Court of Appeals of the State of New York
Mar 18, 1890
23 N.E. 983 (N.Y. 1890)

Opinion

Argued February 26, 1890

Decided March 18, 1890

Clarence R. Conger for appellants.

Calvin Frost for respondent.


This action was brought to compel a specific performance of a contract. The Jersey City and Albany Railway Company was incorporated for the purpose of constructing and operating a railroad from Fort Montgomery, in the county of Orange, to a point on the Hudson river opposite to the city of New York. As such incorporation it entered into a written agreement with one Catherine A. Hedges, the plaintiff's grantor, in and by the terms of which she gave to the company a right of way across her premises in Rockland county upon certain conditions, one of which was that the company should locate a station in the gorge commonly known as the Long Clove, and stop thereat five express trains each way daily. Subsequently the Jersey City and Albany Railway Company was consolidated with the North River Railway Company, under the name of the North River Railroad Company, and that company was consolidated with the defendant, which was incorporated for the purpose of constructing and operating a railroad from the New Jersey state line through the state of New York to the city of Buffalo.

The defendant has entered upon the lands of the said Catherine A. Hedges and constructed its road-bed across the same, but it has not constructed any station thereon in the Long Clove gorge or stopped any of its express trains thereat.

The trial court has found as facts that a suitable station for the accommodation of passengers and the receipt and delivery of freight at the Long Clove gorge could be built by the defendant only at a considerable expense, because of the nature of the ground at that point; that the place where the plaintiffs demand that the station be located is near the mouth of a long tunnel and at a sharp curve in the defendant's railroad, upon the side of a steep mountain approached by steep grades in both directions; that it is sparsely settled, and if a station were established there, it would be of no use to the public; that very little, if any, benefit would result to the plaintiffs by the erection of a station or the stoppage of the trains thereat; that the public convenience would not be promoted, but the public travel would be delayed; and, as a conclusion of law, that a specific enforcement of the agreement would work hardship and injustice to the defendant, and such enforcement would not subserve the ends of justice; that specific performance should be denied and the plaintiffs left to their action for damages for a breach of the contract.

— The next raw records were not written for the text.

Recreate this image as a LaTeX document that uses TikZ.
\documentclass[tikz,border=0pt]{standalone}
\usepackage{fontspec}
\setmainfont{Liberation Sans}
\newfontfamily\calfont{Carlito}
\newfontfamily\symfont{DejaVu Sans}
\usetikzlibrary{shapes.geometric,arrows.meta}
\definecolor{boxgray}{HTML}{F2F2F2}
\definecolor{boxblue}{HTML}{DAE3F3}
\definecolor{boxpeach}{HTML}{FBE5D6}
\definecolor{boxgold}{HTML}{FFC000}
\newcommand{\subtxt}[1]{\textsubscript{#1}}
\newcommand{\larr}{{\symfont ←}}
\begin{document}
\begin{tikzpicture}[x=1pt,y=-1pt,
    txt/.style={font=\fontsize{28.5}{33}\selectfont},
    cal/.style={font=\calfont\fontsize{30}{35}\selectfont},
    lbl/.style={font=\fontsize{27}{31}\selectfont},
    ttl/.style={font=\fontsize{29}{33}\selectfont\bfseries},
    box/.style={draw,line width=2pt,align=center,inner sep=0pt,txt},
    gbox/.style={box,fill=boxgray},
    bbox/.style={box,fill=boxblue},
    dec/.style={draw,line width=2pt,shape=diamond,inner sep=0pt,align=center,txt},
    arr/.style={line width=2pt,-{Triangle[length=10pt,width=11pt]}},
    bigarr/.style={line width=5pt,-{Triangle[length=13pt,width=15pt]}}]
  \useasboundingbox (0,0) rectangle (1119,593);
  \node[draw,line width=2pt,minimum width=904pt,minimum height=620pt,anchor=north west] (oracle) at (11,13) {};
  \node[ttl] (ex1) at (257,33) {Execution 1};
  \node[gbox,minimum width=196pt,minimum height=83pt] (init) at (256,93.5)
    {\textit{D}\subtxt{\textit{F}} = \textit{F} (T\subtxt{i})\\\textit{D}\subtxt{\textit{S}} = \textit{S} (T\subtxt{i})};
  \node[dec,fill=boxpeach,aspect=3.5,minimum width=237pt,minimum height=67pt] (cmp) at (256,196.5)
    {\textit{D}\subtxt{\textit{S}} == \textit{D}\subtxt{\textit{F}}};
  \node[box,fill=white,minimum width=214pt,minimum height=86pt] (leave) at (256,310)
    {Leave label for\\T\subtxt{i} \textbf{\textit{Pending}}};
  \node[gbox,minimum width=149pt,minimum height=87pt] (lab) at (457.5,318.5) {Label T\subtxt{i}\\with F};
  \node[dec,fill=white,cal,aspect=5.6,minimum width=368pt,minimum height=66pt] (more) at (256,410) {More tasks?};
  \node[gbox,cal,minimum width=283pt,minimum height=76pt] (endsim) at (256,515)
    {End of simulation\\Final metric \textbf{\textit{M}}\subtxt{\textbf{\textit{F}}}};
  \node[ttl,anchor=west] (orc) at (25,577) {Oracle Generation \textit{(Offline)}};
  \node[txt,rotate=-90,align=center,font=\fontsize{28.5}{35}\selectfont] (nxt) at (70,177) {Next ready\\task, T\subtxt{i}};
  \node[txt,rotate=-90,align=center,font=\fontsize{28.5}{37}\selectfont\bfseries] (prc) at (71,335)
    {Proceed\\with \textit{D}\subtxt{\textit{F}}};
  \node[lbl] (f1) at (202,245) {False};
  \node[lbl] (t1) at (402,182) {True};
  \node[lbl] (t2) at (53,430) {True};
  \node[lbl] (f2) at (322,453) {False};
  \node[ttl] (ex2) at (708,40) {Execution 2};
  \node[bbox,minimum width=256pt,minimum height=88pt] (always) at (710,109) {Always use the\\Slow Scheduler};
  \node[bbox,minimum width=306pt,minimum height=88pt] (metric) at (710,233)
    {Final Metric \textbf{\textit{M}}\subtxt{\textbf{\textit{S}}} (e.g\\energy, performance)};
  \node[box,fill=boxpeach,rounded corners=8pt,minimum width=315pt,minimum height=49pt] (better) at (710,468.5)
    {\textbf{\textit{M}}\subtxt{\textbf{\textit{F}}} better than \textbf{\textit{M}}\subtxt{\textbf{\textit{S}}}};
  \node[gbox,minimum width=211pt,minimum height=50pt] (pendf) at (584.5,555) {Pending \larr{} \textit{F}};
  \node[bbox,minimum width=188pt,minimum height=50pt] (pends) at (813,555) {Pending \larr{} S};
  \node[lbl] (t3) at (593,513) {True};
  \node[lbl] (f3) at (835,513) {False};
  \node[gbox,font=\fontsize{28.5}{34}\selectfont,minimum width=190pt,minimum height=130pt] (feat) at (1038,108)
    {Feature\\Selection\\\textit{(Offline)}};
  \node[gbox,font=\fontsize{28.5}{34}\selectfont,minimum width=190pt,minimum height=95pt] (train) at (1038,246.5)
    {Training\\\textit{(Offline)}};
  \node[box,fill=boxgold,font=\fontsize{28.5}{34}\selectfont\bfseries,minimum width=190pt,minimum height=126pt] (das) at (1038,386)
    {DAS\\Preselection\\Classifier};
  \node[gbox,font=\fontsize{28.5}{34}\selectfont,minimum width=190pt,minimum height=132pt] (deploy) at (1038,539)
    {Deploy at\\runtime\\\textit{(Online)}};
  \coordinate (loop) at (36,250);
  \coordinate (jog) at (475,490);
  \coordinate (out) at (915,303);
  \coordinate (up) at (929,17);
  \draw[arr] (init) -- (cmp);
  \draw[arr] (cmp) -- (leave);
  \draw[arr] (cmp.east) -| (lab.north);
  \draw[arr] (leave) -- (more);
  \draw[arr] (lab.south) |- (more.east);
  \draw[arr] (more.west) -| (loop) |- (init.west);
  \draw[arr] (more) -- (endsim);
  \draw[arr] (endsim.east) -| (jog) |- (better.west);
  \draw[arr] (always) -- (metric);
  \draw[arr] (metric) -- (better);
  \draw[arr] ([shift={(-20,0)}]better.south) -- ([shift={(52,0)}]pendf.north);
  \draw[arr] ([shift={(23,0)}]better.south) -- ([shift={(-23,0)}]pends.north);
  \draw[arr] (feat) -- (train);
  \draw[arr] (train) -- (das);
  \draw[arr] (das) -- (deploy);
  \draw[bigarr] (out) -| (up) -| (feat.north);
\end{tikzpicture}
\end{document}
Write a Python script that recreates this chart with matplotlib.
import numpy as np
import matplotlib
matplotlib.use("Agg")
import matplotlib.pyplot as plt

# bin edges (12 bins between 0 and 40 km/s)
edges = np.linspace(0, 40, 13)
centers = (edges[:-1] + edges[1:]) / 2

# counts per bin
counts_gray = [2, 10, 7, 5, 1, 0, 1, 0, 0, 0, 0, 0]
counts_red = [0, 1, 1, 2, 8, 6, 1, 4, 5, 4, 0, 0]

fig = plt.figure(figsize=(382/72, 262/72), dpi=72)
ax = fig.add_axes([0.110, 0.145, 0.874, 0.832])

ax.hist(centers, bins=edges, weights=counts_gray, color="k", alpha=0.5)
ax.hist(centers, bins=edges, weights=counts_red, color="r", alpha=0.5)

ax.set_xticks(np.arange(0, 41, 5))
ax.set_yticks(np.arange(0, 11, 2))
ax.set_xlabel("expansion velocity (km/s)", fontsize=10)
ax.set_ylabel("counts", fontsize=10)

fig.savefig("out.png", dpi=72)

The evidence sustains the findings of the trial court which have been affirmed by the General Term.

The questions for our consideration are, therefore, narrowed to a determination as to whether the conclusions of law reached are justified under the findings of fact.

It has become the well-settled doctrine of this court that the specific performance of a contract is discretionary with the court, and that performance will not be decreed where it will result in great hardship and injustice to one party, without any considerable gain or utility to the other, or in cases where the public interest would be prejudiced thereby. ( Clarke v. R.L. N.F.R.R. Co., 18 Barb. 350; Trustees of Columbia College v. Thacher, 87 N.Y. 311-317; Murdfeldt v. N.Y., W.S. B.R. Co., 102 id. 703; Day v. Hunt, 112 id. 191-195.)

As we have seen, the Long Clove gorge is located upon the side of a steep mountain, in a sparsely settled district, and is approached by a steep grade, and that a passenger station with an approach thereat could be constructed only at a considerable expense. These are reasons worthy of consideration, but if there were no others, the trial court might not have deemed them sufficient to refuse specific performance. But they are followed by another, which gives additional force and weight, and that is that public travel will be delayed by the stoppage of the trains, and that the public convenience will not be promoted.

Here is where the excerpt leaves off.